**Job:**
Count the lines that include the string "with", and give only that number.

**Provided data:**
-.-.-
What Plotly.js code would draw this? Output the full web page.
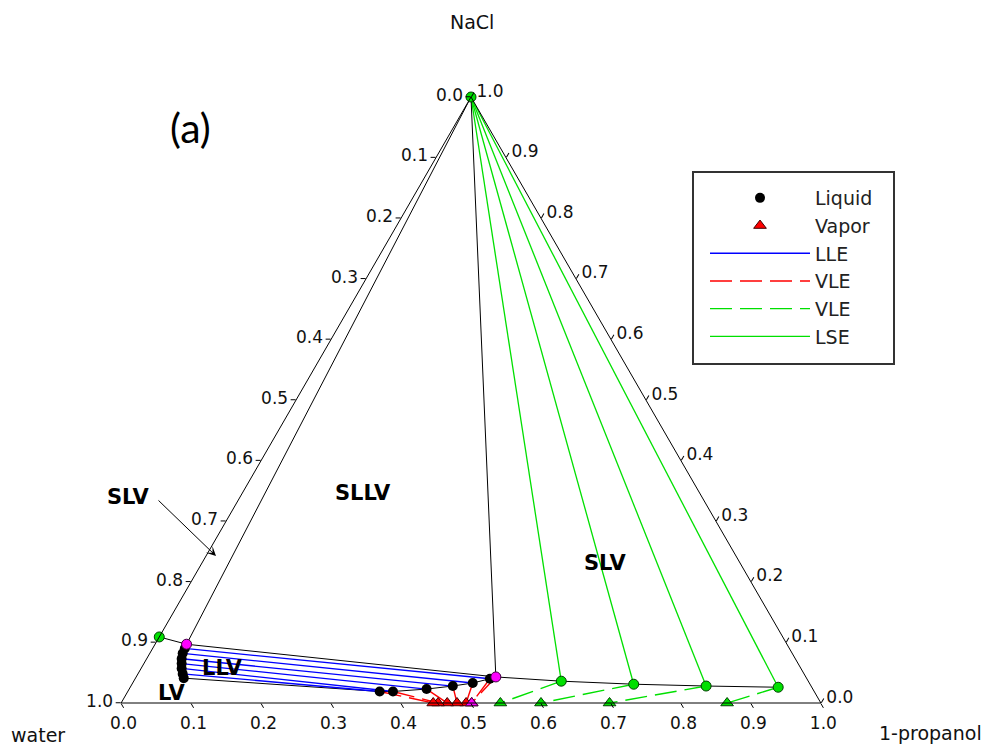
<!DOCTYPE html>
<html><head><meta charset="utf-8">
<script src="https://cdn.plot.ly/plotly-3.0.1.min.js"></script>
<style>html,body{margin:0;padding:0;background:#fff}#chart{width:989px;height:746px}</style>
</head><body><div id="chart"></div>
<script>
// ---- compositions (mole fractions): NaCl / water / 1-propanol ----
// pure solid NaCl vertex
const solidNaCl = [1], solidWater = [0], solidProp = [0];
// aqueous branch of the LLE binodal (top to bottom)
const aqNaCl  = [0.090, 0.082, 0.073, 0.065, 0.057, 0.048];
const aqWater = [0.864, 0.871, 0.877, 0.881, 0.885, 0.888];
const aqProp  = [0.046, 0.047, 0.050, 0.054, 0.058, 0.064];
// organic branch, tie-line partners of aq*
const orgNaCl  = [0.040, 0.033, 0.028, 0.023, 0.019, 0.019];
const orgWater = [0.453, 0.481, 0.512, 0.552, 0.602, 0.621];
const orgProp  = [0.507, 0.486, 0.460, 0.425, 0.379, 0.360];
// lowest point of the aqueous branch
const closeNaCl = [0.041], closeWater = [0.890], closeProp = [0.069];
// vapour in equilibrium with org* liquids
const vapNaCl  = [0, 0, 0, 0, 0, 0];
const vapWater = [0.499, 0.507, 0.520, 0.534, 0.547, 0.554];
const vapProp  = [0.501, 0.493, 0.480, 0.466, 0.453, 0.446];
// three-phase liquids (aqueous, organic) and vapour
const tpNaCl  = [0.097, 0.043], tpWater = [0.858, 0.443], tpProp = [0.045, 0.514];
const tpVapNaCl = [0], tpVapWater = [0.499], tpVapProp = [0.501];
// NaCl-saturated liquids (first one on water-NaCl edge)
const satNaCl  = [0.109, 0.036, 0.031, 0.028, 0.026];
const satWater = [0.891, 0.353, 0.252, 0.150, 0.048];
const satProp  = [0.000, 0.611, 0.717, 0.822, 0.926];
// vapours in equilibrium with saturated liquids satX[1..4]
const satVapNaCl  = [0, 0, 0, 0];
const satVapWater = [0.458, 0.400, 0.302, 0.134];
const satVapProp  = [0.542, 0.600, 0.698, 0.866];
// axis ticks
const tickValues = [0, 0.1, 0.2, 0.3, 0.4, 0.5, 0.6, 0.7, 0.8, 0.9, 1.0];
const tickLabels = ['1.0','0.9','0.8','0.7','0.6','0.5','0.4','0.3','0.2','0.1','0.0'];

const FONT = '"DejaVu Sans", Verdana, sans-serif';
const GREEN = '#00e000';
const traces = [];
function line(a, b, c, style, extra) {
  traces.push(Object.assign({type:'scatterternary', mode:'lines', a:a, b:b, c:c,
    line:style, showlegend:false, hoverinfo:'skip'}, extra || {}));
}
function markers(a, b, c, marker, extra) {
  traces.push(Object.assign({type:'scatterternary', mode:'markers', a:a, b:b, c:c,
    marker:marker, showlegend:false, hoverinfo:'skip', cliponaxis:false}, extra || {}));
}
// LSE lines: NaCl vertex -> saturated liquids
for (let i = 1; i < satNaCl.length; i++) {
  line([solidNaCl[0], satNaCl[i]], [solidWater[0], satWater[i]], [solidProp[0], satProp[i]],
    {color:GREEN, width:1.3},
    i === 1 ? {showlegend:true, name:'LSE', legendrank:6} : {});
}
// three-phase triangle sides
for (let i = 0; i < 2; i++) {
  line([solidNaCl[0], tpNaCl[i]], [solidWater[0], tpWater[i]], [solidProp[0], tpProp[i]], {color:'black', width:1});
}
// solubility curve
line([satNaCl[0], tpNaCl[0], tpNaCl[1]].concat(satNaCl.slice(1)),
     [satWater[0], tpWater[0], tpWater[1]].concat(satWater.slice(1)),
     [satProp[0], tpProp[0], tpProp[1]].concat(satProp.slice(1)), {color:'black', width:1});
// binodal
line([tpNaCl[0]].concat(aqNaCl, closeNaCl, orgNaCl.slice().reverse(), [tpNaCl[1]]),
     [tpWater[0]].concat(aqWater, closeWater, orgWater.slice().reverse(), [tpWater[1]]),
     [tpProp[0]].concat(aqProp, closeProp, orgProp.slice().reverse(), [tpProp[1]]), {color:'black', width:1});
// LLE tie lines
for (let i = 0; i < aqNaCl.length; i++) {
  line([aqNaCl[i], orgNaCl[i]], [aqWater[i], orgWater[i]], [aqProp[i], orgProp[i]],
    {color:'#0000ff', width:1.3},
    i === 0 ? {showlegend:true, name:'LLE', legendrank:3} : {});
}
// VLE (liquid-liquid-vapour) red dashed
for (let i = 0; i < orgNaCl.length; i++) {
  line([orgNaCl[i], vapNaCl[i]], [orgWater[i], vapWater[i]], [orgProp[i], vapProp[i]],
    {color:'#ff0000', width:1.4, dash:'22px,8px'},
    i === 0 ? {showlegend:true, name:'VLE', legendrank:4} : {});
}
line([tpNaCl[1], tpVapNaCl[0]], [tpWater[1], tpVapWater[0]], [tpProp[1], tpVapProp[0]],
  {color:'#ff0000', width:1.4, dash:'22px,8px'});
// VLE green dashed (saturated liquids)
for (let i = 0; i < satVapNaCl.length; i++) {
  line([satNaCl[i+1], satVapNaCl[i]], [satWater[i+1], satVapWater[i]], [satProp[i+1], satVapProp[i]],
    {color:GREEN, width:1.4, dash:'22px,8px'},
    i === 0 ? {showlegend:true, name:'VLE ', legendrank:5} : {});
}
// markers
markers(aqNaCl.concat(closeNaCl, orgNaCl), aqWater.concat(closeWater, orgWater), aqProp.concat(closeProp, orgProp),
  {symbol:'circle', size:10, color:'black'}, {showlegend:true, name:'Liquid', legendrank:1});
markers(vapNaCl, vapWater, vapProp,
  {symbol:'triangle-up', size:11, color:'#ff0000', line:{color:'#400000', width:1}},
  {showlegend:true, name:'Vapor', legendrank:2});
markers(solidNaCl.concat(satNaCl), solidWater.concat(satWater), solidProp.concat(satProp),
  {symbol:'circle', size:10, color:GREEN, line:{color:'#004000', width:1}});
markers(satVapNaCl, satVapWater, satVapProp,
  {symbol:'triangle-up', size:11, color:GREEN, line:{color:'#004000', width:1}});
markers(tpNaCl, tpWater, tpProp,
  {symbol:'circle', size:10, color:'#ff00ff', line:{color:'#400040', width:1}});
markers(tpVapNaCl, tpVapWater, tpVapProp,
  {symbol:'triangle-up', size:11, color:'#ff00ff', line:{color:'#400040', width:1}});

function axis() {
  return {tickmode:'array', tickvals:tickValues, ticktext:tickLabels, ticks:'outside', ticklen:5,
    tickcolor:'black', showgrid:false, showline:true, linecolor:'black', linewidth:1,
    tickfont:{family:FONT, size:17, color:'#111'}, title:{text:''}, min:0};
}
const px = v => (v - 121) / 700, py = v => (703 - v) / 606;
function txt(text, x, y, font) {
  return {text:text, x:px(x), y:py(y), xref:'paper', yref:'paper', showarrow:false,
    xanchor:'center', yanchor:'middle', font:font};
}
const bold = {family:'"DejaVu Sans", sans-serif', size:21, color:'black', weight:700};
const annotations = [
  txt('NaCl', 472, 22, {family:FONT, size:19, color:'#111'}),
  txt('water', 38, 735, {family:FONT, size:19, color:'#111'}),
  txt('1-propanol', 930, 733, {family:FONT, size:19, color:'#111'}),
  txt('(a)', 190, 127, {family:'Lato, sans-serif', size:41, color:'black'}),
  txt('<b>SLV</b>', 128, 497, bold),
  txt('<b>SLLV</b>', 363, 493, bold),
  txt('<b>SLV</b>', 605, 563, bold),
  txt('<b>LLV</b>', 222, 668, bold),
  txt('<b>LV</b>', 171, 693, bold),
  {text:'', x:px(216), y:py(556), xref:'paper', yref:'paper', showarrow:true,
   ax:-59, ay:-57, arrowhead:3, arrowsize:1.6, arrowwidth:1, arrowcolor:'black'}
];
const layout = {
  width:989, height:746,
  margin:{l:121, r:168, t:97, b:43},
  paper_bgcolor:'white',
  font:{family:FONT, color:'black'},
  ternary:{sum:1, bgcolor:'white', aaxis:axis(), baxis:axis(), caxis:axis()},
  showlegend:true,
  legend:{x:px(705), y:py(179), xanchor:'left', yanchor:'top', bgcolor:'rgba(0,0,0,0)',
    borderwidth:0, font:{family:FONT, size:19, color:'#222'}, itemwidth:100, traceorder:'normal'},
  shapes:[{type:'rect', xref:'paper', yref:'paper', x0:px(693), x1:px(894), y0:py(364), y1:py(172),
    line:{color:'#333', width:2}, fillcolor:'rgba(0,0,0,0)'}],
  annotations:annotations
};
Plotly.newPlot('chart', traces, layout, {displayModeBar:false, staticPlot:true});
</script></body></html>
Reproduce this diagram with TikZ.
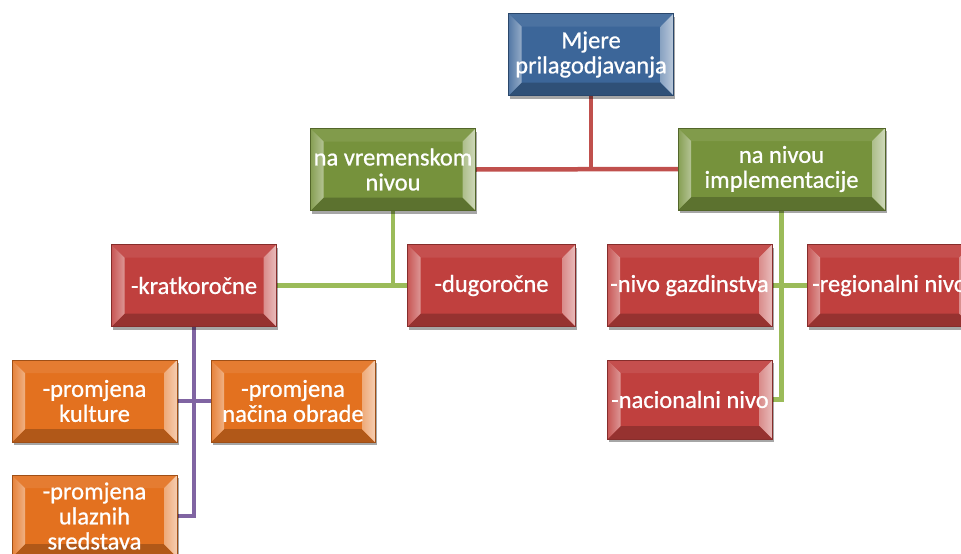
-.-.-
**Task output:**
3